WHAT IS ASKED:
Retype nothing but the lines from the start of the material up to and including the line with "24, 27, 30];". Pictures don't belong in the copy.

[BEGIN PROVIDED MATERIAL]

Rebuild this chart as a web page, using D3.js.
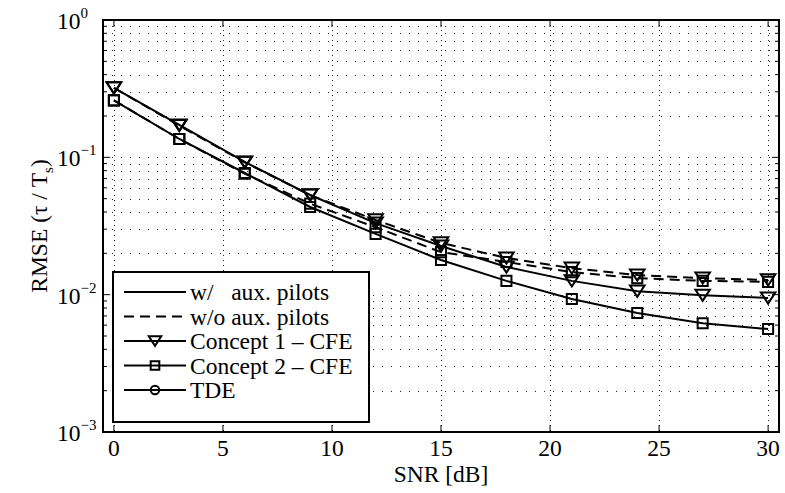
<!DOCTYPE html>
<html>
<head>
<meta charset="utf-8">
<script src="https://cdn.jsdelivr.net/npm/d3@7"></script>
<style>
body { margin: 0; background: #fff; }
text { font-family: "Liberation Serif", "Times New Roman", serif; fill: #000; }
</style>
</head>
<body>
<svg id="svgCanvas" width="785" height="493"></svg>
<script>
// SNR points (dB)
var snr = [0, 3, 6, 9, 12, 15, 18, 21, 24, 27, 30];

// RMSE values
var concept1With    = [0.32, 0.172, 0.0925, 0.0532, 0.0332, 0.0226, 0.0159, 0.0126, 0.0106, 0.0099, 0.00946];
var concept1Without = [0.32, 0.170, 0.0920, 0.0530, 0.0350, 0.0238, 0.0185, 0.0156, 0.0139, 0.0132, 0.0128];
var concept2With    = [0.26, 0.136, 0.0769, 0.0435, 0.0277, 0.0179, 0.0126, 0.00929, 0.00735, 0.0062, 0.00562];
var concept2Without = [0.26, 0.136, 0.0760, 0.0460, 0.0310, 0.0204, 0.0173, 0.0146, 0.0132, 0.0126, 0.0124];

var xTicks = [0, 5, 10, 15, 20, 25, 30];
var yDecades = [-3, -2, -1, 0];
var legendLabels = ["w/   aux. pilots", "w/o aux. pilots", "Concept 1 \u2013 CFE", "Concept 2 \u2013 CFE", "TDE"];

var pLeft = 103, pRight = 779, pTop = 20, pBottom = 432;

var canvas = d3.select("#svgCanvas");

var x = d3.scaleLinear().domain([-0.5, 30.5]).range([pLeft, pRight]);
var y = d3.scaleLog().domain([1e-3, 1]).range([pBottom, pTop]);

// grid - horizontal dotted at every minor value
var minorVals = [];
for(var k=-3; k<0; k++)
{
    for(var m=1; m<=9; m++)
        minorVals.push(m*Math.pow(10, k));
}

canvas.append("g").selectAll("line")
    .data(minorVals)
    .enter().append("line")
    .attr("x1", pLeft).attr("x2", pRight)
    .attr("y1", function(d){ return Math.round(y(d)) + 0.5; })
    .attr("y2", function(d){ return Math.round(y(d)) + 0.5; })
    .attr("stroke", "#222")
    .attr("stroke-width", 1)
    .attr("stroke-dasharray", "1,8");

canvas.append("g").selectAll("line")
    .data(xTicks)
    .enter().append("line")
    .attr("x1", function(d){ return Math.round(x(d)) + 0.5; })
    .attr("x2", function(d){ return Math.round(x(d)) + 0.5; })
    .attr("y1", pTop).attr("y2", pBottom)
    .attr("stroke", "#222")
    .attr("stroke-width", 1)
    .attr("stroke-dasharray", "1,4");

// ticks
var ticks = canvas.append("g").attr("stroke", "#000").attr("stroke-width", 1);
xTicks.forEach(function(t){
    ticks.append("line").attr("x1", x(t)).attr("x2", x(t)).attr("y1", pBottom).attr("y2", pBottom - 7);
    ticks.append("line").attr("x1", x(t)).attr("x2", x(t)).attr("y1", pTop).attr("y2", pTop + 7);
});
minorVals.forEach(function(v, i){
    var len = (i % 9 == 0) ? 7 : 4;
    ticks.append("line").attr("x1", pLeft).attr("x2", pLeft + len).attr("y1", y(v)).attr("y2", y(v));
    ticks.append("line").attr("x1", pRight).attr("x2", pRight - len).attr("y1", y(v)).attr("y2", y(v));
});

// series
var line = d3.line()
    .x(function(d){ return x(d[0]); })
    .y(function(d){ return y(d[1]); });

var series = [
    {vals: concept1With,    dash: null,  marker: "tri"},
    {vals: concept2With,    dash: null,  marker: "sq"},
    {vals: concept1Without, dash: "10,6", marker: "tri"},
    {vals: concept2Without, dash: "10,6", marker: "sq"}
];

function markerPath(type, s)
{
    if(type == "tri")
        return "M" + (-s*0.52) + "," + (-s*0.4) + "L" + (s*0.52) + "," + (-s*0.4) + "L0," + (s*0.4) + "Z";
    if(type == "sq")
        return "M" + (-s*0.36) + "," + (-s*0.36) + "h" + (s*0.72) + "v" + (s*0.72) + "h" + (-s*0.72) + "Z";
    return "M" + (-s*0.35) + ",0a" + (s*0.35) + "," + (s*0.35) + " 0 1,0 " + (s*0.7) + ",0a" + (s*0.35) + "," + (s*0.35) + " 0 1,0 " + (-s*0.7) + ",0Z";
}

series.forEach(function(s){
    var pts = snr.map(function(v, i){ return [v, s.vals[i]]; });
    canvas.append("path")
        .attr("d", line(pts))
        .attr("fill", "none")
        .attr("stroke", "#000")
        .attr("stroke-width", 2)
        .attr("stroke-dasharray", s.dash);
    canvas.append("g").selectAll("path")
        .data(pts)
        .enter().append("path")
        .attr("transform", function(d){ return "translate(" + x(d[0]) + "," + y(d[1]) + ")"; })
        .attr("d", markerPath(s.marker, 14))
        .attr("fill", "none")
        .attr("stroke", "#000")
        .attr("stroke-width", 2);
});

// axes box
canvas.append("rect")
    .attr("x", pLeft).attr("y", pTop)
    .attr("width", pRight - pLeft).attr("height", pBottom - pTop)
    .attr("fill", "none").attr("stroke", "#000").attr("stroke-width", 2);

// tick labels
xTicks.forEach(function(t){
    canvas.append("text")
        .attr("x", x(t)).attr("y", 456)
        .attr("text-anchor", "middle")
        .style("font-size", "23.5px")
        .text(t);
});
yDecades.forEach(function(p){
    var lbl = canvas.append("text")
        .attr("x", 57).attr("y", y(Math.pow(10, p)) + 9)
        .style("font-size", "23.5px");
    lbl.append("tspan").text("10");
    lbl.append("tspan").attr("dy", -11).style("font-size", "15px").text(p == 0 ? "0" : "\u2212" + (-p));
});

// axis labels
canvas.append("text")
    .attr("x", 441).attr("y", 482)
    .attr("text-anchor", "middle")
    .style("font-size", "23.5px")
    .text("SNR [dB]");

var yl = canvas.append("text")
    .attr("transform", "translate(47,226) rotate(-90)")
    .attr("text-anchor", "middle")
    .style("font-size", "23.5px");
yl.append("tspan").text("RMSE (\u03c4 / T");
yl.append("tspan").attr("dy", 6).style("font-size", "15px").text("s");
yl.append("tspan").attr("dy", -6).text(")");

// legend
var legend = canvas.append("g");
legend.append("rect")
    .attr("x", 113).attr("y", 272)
    .attr("width", 256).attr("height", 150)
    .attr("fill", "#fff").attr("stroke", "#000").attr("stroke-width", 2);

var legendDash = [null, "10,6", null, null, null];
var legendMarker = [null, null, "tri", "sq", "circ"];

legendLabels.forEach(function(lab, i){
    var ly = 292 + i*24.5;
    legend.append("line")
        .attr("x1", 124).attr("x2", 186)
        .attr("y1", ly).attr("y2", ly)
        .attr("stroke", "#000").attr("stroke-width", 2)
        .attr("stroke-dasharray", legendDash[i]);
    if(legendMarker[i])
        legend.append("path")
            .attr("transform", "translate(155," + ly + ")")
            .attr("d", markerPath(legendMarker[i], 12))
            .attr("fill", "none").attr("stroke", "#000").attr("stroke-width", 2);
    legend.append("text")
        .attr("x", 190).attr("y", ly + 8)
        .attr("xml:space", "preserve")
        .style("white-space", "pre")
        .style("font-size", "23.5px")
        .text(lab);
});
</script>
</body>
</html>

[END PROVIDED MATERIAL]

SOLUTION TO THE PROBLEM:
Rebuild this chart as a web page, using D3.js.
<!DOCTYPE html>
<html>
<head>
<meta charset="utf-8">
<script src="https://cdn.jsdelivr.net/npm/d3@7"></script>
<style>
body { margin: 0; background: #fff; }
text { font-family: "Liberation Serif", "Times New Roman", serif; fill: #000; }
</style>
</head>
<body>
<svg id="svgCanvas" width="785" height="493"></svg>
<script>
// SNR points (dB)
var snr = [0, 3, 6, 9, 12, 15, 18, 21, 24, 27, 30];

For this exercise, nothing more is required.